Es-Samed, her şeyin dayandığı ilk sebep ve son gaye, her şey zatına dayanan, zatı hiçbir şeye dayanmayan, hiç ihtiyacı olmayıp tüm ihtiyaçları gideren manalarına gelmektedir. Es-Samed ismi, taşıdığı çift boyutlu mana ile hem zata, hem fiile bakar. Birinci mana hiçbir şeye muhtaç olmayan, hiçbir şeye dayanmayan, parçalanmayan bütün iken diğer manası ise her şeyin kendisine dayandığı, herkesin kendisine muhtaç olduğudur. Sumde, toprakta yerleşmiş çok büyük ve sert kaya demektir. Bu kaya, hiçbir şeye dayanmadan durduğundan Samed’e hiçbir şeye ihtiyacı olmayan denmiştir. Ayrıca bir ve bütün oluşundan parçalanmaz, dağılmaz manalarını da veren olmuştur. Bağlam ile düşündüğümüzde Allah bir eşe ve evlada ihtiyaç duymayan tekliğin hakkını verendir. Ehad, nekira olarak gelmiştir, azamet içerir. Allah’ın zatına mahsus olan bu tekliği, kulun tam olarak kavrayamayacağına delâlet eder. Samed’in marife olarak gelmesi tahsis ifade eder. Cümleye “yalnızca Allah Samed’dir” vurgusu katar. Es-Samed ismi, tanrının bir şeye girdiği (hulul) veya bazılarının tanrıyla birleştiği (ittihad) türünden her türlü akidevî sapmayı kökten ret eder.
----------------------------------
لَمْ يَلِدْ وَلَمْ يُولَدْ
3- O, doğurtmadı ve doğurulmadı.
Öncelikle bu sûrenin, “De ki” ile başladığı için bir soru üzerine indiği anlaşılmaktadır. Bu sorunun, cevabı sûrenin muhtevasından ve dinler tarihinden anlaşılmaktadır.
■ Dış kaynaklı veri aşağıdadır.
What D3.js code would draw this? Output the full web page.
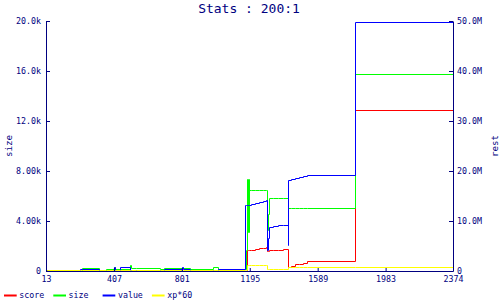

Müşriklerin Kabe’ye koydukları her putun bir kabilesi ve dayandığı bir geçmişi vardı. Ayrıca müşrikler meleklere Allah’ın kızları, Yahudiler Üzeyr’i Allah’ın oğlu, Hristiyanlar da Meryem oğlu Mesih’in Allah’ın oğlu olduğunu iddia ediyorlardı. Bu sûre tüm bu sapık görüşlere bir reddiye olarak tevhid/ihlas sûresi ismi ile anılmıştır. (Bzk. Tevbe: 30 İsra: 40)
Lem telid yerine lem yelid gelmesi Allah’a her tür babalık isnadını önlemeye yöneliktir. Yani doğurtmamıştır, baba olmamıştır. Hz. Üzeyr ve Hz. İsa’nın doğmasına rağmen insanlar tarafından ilah ilan edilse de “bir ilah doğurulamaz, evlat olamaz.”
----------------------------------
وَلَمْ يَكُن لَّهُ كُفُوًا أَحَدٌ
4- Ve sadece O’nun bir dengi, eşi, benzeri yoktur.
Küfüv, kelimesi “vav“lı, “hemzeli” bütün kıraatlerinde aynı manadadır. Bir şeye denk olmayı, eşit olmayı ifade eder. Bu âyette dikkat edilmesi gereken bir husus da, denk olmamanın sadece O’na mahsus olduğunu anlatmak için yapılan vurgudur. Bu vurgu, normal gramer kurallarına göre cümlenin sonunda olması gereken zarf tümlecinin öne alınması sûretiyle yapılmıştır. Yani gramer kurallarına göre ''ve lem yekün ehadun küfüven lehü'' şeklinde olması gereken âyet, zarf tümleci öne alınması ile ''ve lem yekün lehü küfüven ehad'' şekline girmiş ve ''Lehu'' öne alınarak “sadece O’nun” anlamını kazanmıştır.